ARTICLE 32. SOIL AND WATER CONSERVATION
Chapter 1. Legislative Policy
Sec. 1. The following are declared as a matter of legislative
(1) That the land and water resources of Indiana are among the
basic assets of Indiana and that the proper management of these
resources is necessary to protect and promote the health, safety,
and general welfare of the people of Indiana.
(2) That improper land use practices and failure to control and
use rainfall and runoff water cause and contribute to
deterioration and waste of these resources of Indiana.
(3) That the breaking of natural grass, plant, and forest cover
has interfered with the natural factors of soil stabilization,
causing loosening of soil and exhaustion of humus and
developing a soil condition that favors excessive runoff and
erosion, with the following results:
(A) The topsoil is being blown and washed out of the fields
(B) There has been an accelerated washing of sloping fields.
(C) These processes of erosion by wind and water speed up
with removal of the topsoil, exposing the less absorptive,
less protective, less productive, and more erosive subsoil.
(4) That valuable water resources are being lost causing
damages in watersheds.
(5) That failure by a land occupier to properly manage the soil
and water causes a washing and blowing of these resources onto
other land and makes the conservation of these resources on the
other land more difficult.
(6) That the consequences of soil erosion and failure to control
and use rainfall and runoff water are the following:
(A) The silting and sedimentation of stream channels,
reservoirs, dams, ditches, and harbors.
(B) The loss of fertile soil material.
(C) The piling up of soil on lower slopes and the deposit
over alluvial plains.
(D) The reduction in productivity or outright ruin of bottom
land by flooding and overwash of poor subsoil material,
sand, and gravel swept out of the hills.
(E) The deterioration of soil and the soil's fertility,
deterioration of crops grown, and reduction in crop yields.

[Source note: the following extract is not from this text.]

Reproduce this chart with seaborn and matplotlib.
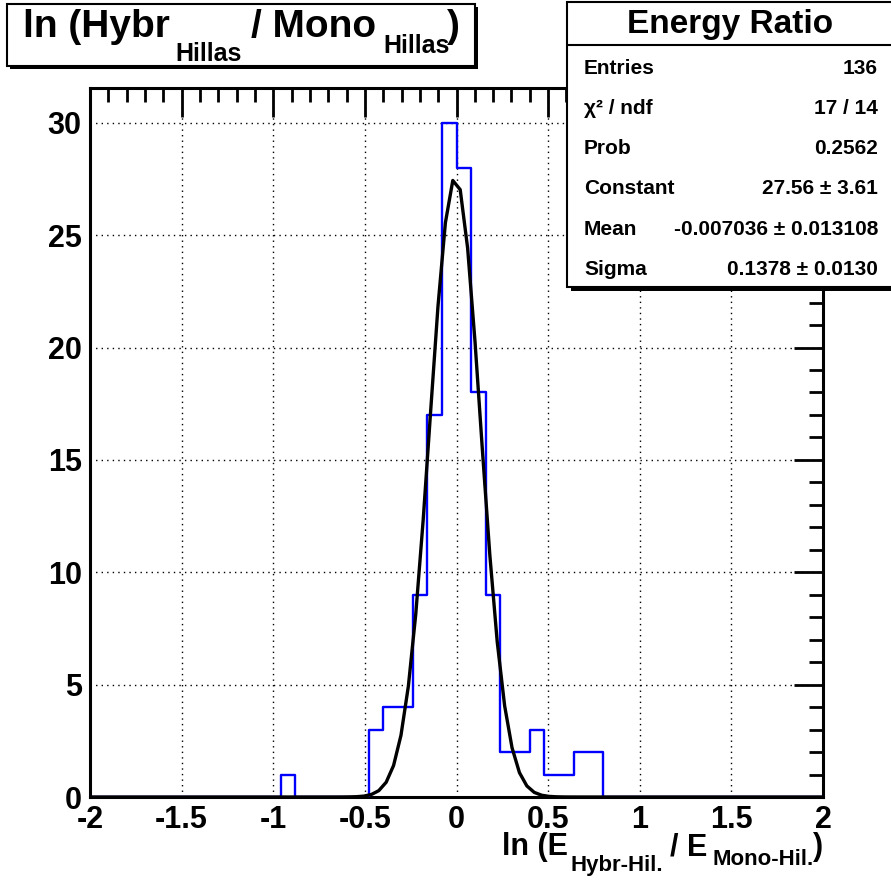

(F) The loss of soil and water that causes destruction of food
and cover for wildlife.
(G) A blowing and washing of soil into streams and lakes
that silts over spawning beds and destroys water plants,
diminishing the food supply of fish.
(H) A diminishing of the underground water reserve and loss
of surplus rainfall runoff causing water shortages,
intensifying periods of drought, and causing crop failures.
(I) An increase in the speed and volume of rainfall runoff,
causing severe and increasing floods.
(J) Economic hardship for those attempting to farm land that
is eroded or subject to frequent flooding.
(K) Damage to roads, highways, railways, farm buildings,
and other property from floods and from dust storms.
(L) Losses in navigation, hydroelectric power, municipal
water supply, recreational water development, irrigation
developments, farming, and grazing.
(7) That to conserve soil and water resources, control and
prevent soil erosion, protect water quality, reduce flood
damage, and further the conservation development, use, and
disposal of water, it is necessary that:
(A) land use practices contributing to soil and water
wastage, water quality impairment, and soil erosion be
discouraged and discontinued; and
(B) appropriate soil and water conserving land use practices
and works of improvement for flood prevention or the
conservation development, use, and disposal of water be
adopted and carried out.
(8) That among the procedures necessary for widespread
adoption are the following:
(A) Carrying on of engineering operations such as the
construction of flood preventing reservoirs and channels,
terraces, terrace outlets, check dams, dikes, ponds, ditches,
and similar operations.
(B) The use of soil protecting agronomic practices, such as
strip cropping, contour cropping, and conservation tillage.
(C) Land irrigation.
(D) Seeding and planting of sloping, abandoned, or eroded
land to water-conserving and erosion-preventing plants,
trees, and grasses.
(E) Forestation and reforestation.
(F) Rotation of crops.
(G) Soil stabilization with trees, grasses, legumes, and other
thick-growing, soil-holding crops.
(H) Retardation of runoff by impounding the runoff water
behind structures, by increasing the absorption of rainfall,
and by retiring from cultivation all steep, highly erosive
areas and areas already badly eroded.
(I) The use of water quality protection practices, including
nutrient and pesticide management on all lands.
As added by P.L.1-1995, SEC.25. Amended by P.L.136-1997, SEC.7;
Sec. 2. In light of the determination set forth in section 1 of this
chapter, it is the policy of the general assembly to provide for the
proper management of soil and water resources, the control and
prevention of soil erosion, the prevention of flood water and
sediment damage, the prevention of water quality impairment, and
the conservation, development, use, and disposal of water in the
watersheds of Indiana to accomplish the following:
(1) Conserve the natural resources, including wildlife.
(2) Control floods.
(3) Prevent impairment of dams and reservoirs.
(4) Assist in maintaining the navigability of rivers and harbors.
(5) Protect the water quality of lakes and streams.
(6) Protect the tax base.
(7) Protect public land.
(8) Protect and promote the health, safety, and general welfare
of the people of Indiana.
(9) Protect a high quality water resource.
(10) Protect and improve soil quality.